Job lifecycle

An LSF job goes through several states, starting with job submission, through dispatch, execution, and return of job results.

an LSF job lifecycle

1. Submit a job

You submit a job from an LSF client or server with the bsub command.

If you do not specify a queue when you submit a job, the job is submitted to the default queue.

Jobs are held in a queue while they wait to be scheduled. Waiting jobs have the PEND state. The job is held in a job file in the LSF_SHAREDIR/cluster_name/logdir/info/ directory, or in one of its subdirectories if the MAX_INFO_DIRS parameter is defined in the configuration file lsb.params.
Job ID
LSF assigns each job a unique job ID when you submit the job.
Job name
You can also assign an arbitrary name to the job with the -J option of bsub. Unlike the job ID, the job name is not necessarily unique.

2. Schedule the job

  1. The management batch daemon (mbatchd) looks at jobs in the queue and sends the jobs for scheduling to the management batch scheduler daemon (mbschd). Jobs are scheduled at a preset time interval (defined by the parameter JOB_SCHEDULING_INTERVAL in the configuration file lsb.params).
  2. mbschd evaluates jobs and makes scheduling decisions based on:
    • Job priority
    • Scheduling policies
    • Available resources
  3. mbschd selects the best hosts where the job can run and sends its decisions back to mbatchd.

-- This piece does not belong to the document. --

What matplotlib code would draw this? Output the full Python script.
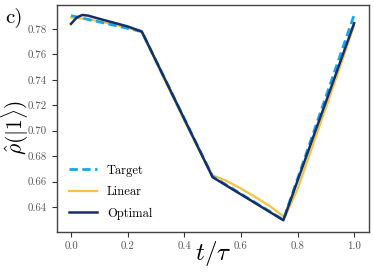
import numpy as np
import matplotlib
matplotlib.use('Agg')
import matplotlib.pyplot as plt

plt.rcParams['font.family'] = 'serif'
plt.rcParams['font.serif'] = ['cmr10']
plt.rcParams['mathtext.fontset'] = 'cm'
plt.rcParams['axes.formatter.use_mathtext'] = True

# target protocol
t_target = [0.0, 0.25, 0.5, 0.75, 1.0]
rho_target = [0.7905, 0.778, 0.664, 0.630, 0.791]

# linear interpolation protocol
t_linear = [0.0, 0.05, 0.1, 0.15, 0.2, 0.25, 0.3, 0.35, 0.4, 0.45, 0.5,
            0.55, 0.6, 0.65, 0.7, 0.755, 0.8, 0.85, 0.9, 0.95, 1.0]
rho_linear = [0.789, 0.788, 0.786, 0.7835, 0.781, 0.7775, 0.754, 0.731,
              0.708, 0.686, 0.665, 0.6605, 0.6545, 0.648, 0.641, 0.632,
              0.654, 0.686, 0.718, 0.750, 0.783]

# optimal protocol
t_optimal = [0.0, 0.02, 0.04, 0.06, 0.1, 0.15, 0.2, 0.25, 0.5, 0.75, 1.0]
rho_optimal = [0.784, 0.789, 0.791, 0.7905, 0.788, 0.785, 0.782, 0.778,
               0.6635, 0.6296, 0.7845]

fig = plt.figure(figsize=(3.74, 2.74), dpi=100)
ax = fig.add_axes([0.152, 0.153, 0.835, 0.829])

ax.plot(t_target, rho_target, color='#12a9ea', lw=2, ls='--',
        dashes=(3, 1.6), label='Target', zorder=3)
ax.plot(t_linear, rho_linear, color='#f8c240', lw=1.6, label='Linear',
        zorder=2)
ax.plot(t_optimal, rho_optimal, color='#172f68', lw=1.8, label='Optimal',
        zorder=4)

ax.set_xlim(-0.05, 1.053)
ax.set_ylim(0.6203, 0.7989)
ax.set_xticks(np.arange(0, 1.01, 0.2))
ax.set_yticks(np.arange(0.64, 0.781, 0.02))
ax.xaxis.set_major_formatter(matplotlib.ticker.FormatStrFormatter('%.1f'))
ax.yaxis.set_major_formatter(matplotlib.ticker.FormatStrFormatter('%.2f'))
ax.tick_params(labelsize=7.8, labelcolor='#555555', color='#333333',
               length=3.5, width=0.8)
for s in ax.spines.values():
    s.set_color('#444444')
    s.set_linewidth(1.0)

ax.set_xlabel(r'$t/\tau$', fontsize=18)
ax.xaxis.set_label_coords(0.5, -0.03)
ax.set_ylabel(r'$\hat{\rho}(|1\rangle)$', fontsize=15.5)
ax.yaxis.set_label_coords(-0.083, 0.46)
fig.text(0.013, 0.915, 'c)', fontsize=15)

ax.legend(loc='lower left', frameon=False, fontsize=9, handlelength=2.2,
          borderaxespad=0.6, labelspacing=0.75)

fig.savefig('out.png', dpi=100)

    Resource information is collected at preset time intervals by the parent load information manager (LIM) from LIMs on server hosts. The parent LIM communicates this information to mbatchd, which in turn communicates it to mbschd to support scheduling decisions.

3. Dispatch the job

As soon as mbatchd receives scheduling decisions, it immediately dispatches the jobs to hosts.

4. Run the job

The server batch daemon (sbatchd) has the following functions:
  1. Receives the request from mbatchd.
  2. Creates a child sbatchd for the job.
  3. Creates the execution environment.
  4. Starts the job by using a remote execution server (res).
    LSF copies the execution environment from the submission host to the execution host:
    • Environment variables that are needed by the job
    • Working directory where the job begins running
    • Other system-dependent environment settings
      • On UNIX and Linux, resource limits and umask
      • On Windows, desktop and Windows root directory

        The job runs under the user account that submitted the job and has the status RUN.

5. Return output

When a job is completed, it is assigned the DONE status if the job was completed without any problems. The job is assigned the EXIT status if errors prevented the job from completing.

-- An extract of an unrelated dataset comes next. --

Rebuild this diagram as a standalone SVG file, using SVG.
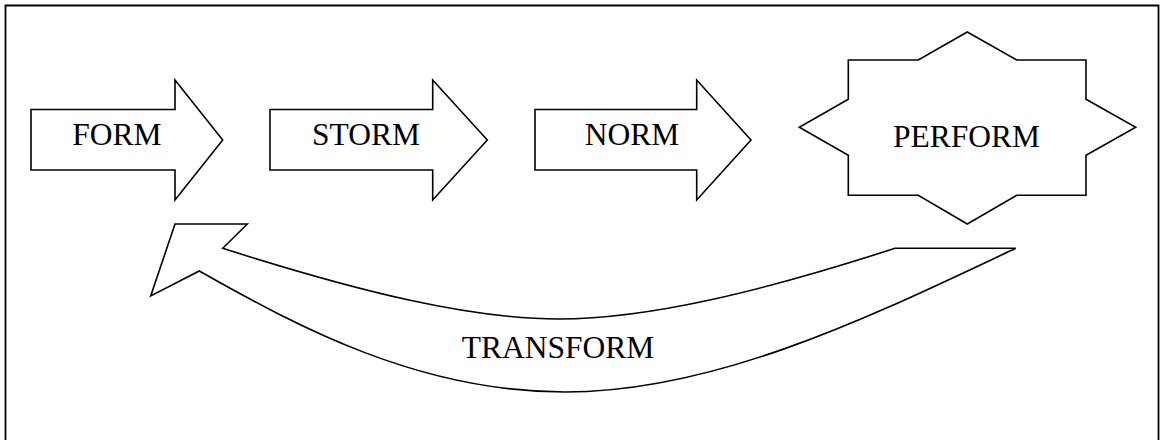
<svg xmlns="http://www.w3.org/2000/svg" width="1160" height="440" viewBox="0 0 1160 440">
  <style>
    .shape { fill: #ffffff; stroke: #000000; stroke-width: 1.6; stroke-linejoin: miter; }
    .label { font-family: "Liberation Serif", "Times New Roman", serif; font-size: 31.5px; fill: #000000; text-anchor: middle; }
    .frame { fill: none; stroke: #000000; stroke-width: 1.8; }
  </style>
  <rect width="1160" height="440" fill="#ffffff"/>
  <!-- outer frame, open at the bottom -->
  <path class="frame" d="M5.5 445 V5.5 H1158.5 V445"/>

  <g id="form">
    <polygon class="shape" points="31,109.5 175,109.5 175,80 222.7,140 175,200 175,170 31,170"/>
    <text class="label" x="117" y="145">FORM</text>
  </g>

  <g id="storm">
    <polygon class="shape" points="270,109.5 432.7,109.5 432.7,80 487.3,140 432.7,200 432.7,170 270,170"/>
    <text class="label" x="366" y="145">STORM</text>
  </g>

  <g id="norm">
    <polygon class="shape" points="535,109.5 696.7,109.5 696.7,80 751,140 696.7,200 696.7,170 535,170"/>
    <text class="label" x="632" y="145">NORM</text>
  </g>

  <g id="perform">
    <polygon class="shape" points="967.3,32 1016.7,60 1086,60 1086,99.3 1135.7,127.3 1086,155.3 1086,195.3 1016.7,195.3 967.3,224 918.3,195.3 848.3,195.3 848.3,155.3 799.3,127.3 848.3,99.3 848.3,60 918.3,60"/>
    <text class="label" x="966.5" y="147">PERFORM</text>
  </g>

  <g id="connectors">
    <g id="transform">
      <path class="shape" d="M150.7 296 L175 224 L247.3 224 L222.7 248.3 C360 292 470 319 559 319 C648 319 760 292 895 248.3 L1015.7 248.3 C880 312 720 392 565 392 C420 392 300 328 199.3 271 Z"/>
      <text class="label" x="558" y="358.3">TRANSFORM</text>
    </g>
  </g>
</svg>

sbatchd communicates job information, such as errors and output to mbatchd.

6. Send email to client

mbatchd returns the job output, job error, and job information to the submission host through email. Use the -o and -e options of bsub to send job output and errors to a file.

A job report is sent by email to the LSF client and includes the following information:
  • Job information:
    • CPU use
    • Memory use
    • Name of the account that submitted the job
  • Job output
  • Errors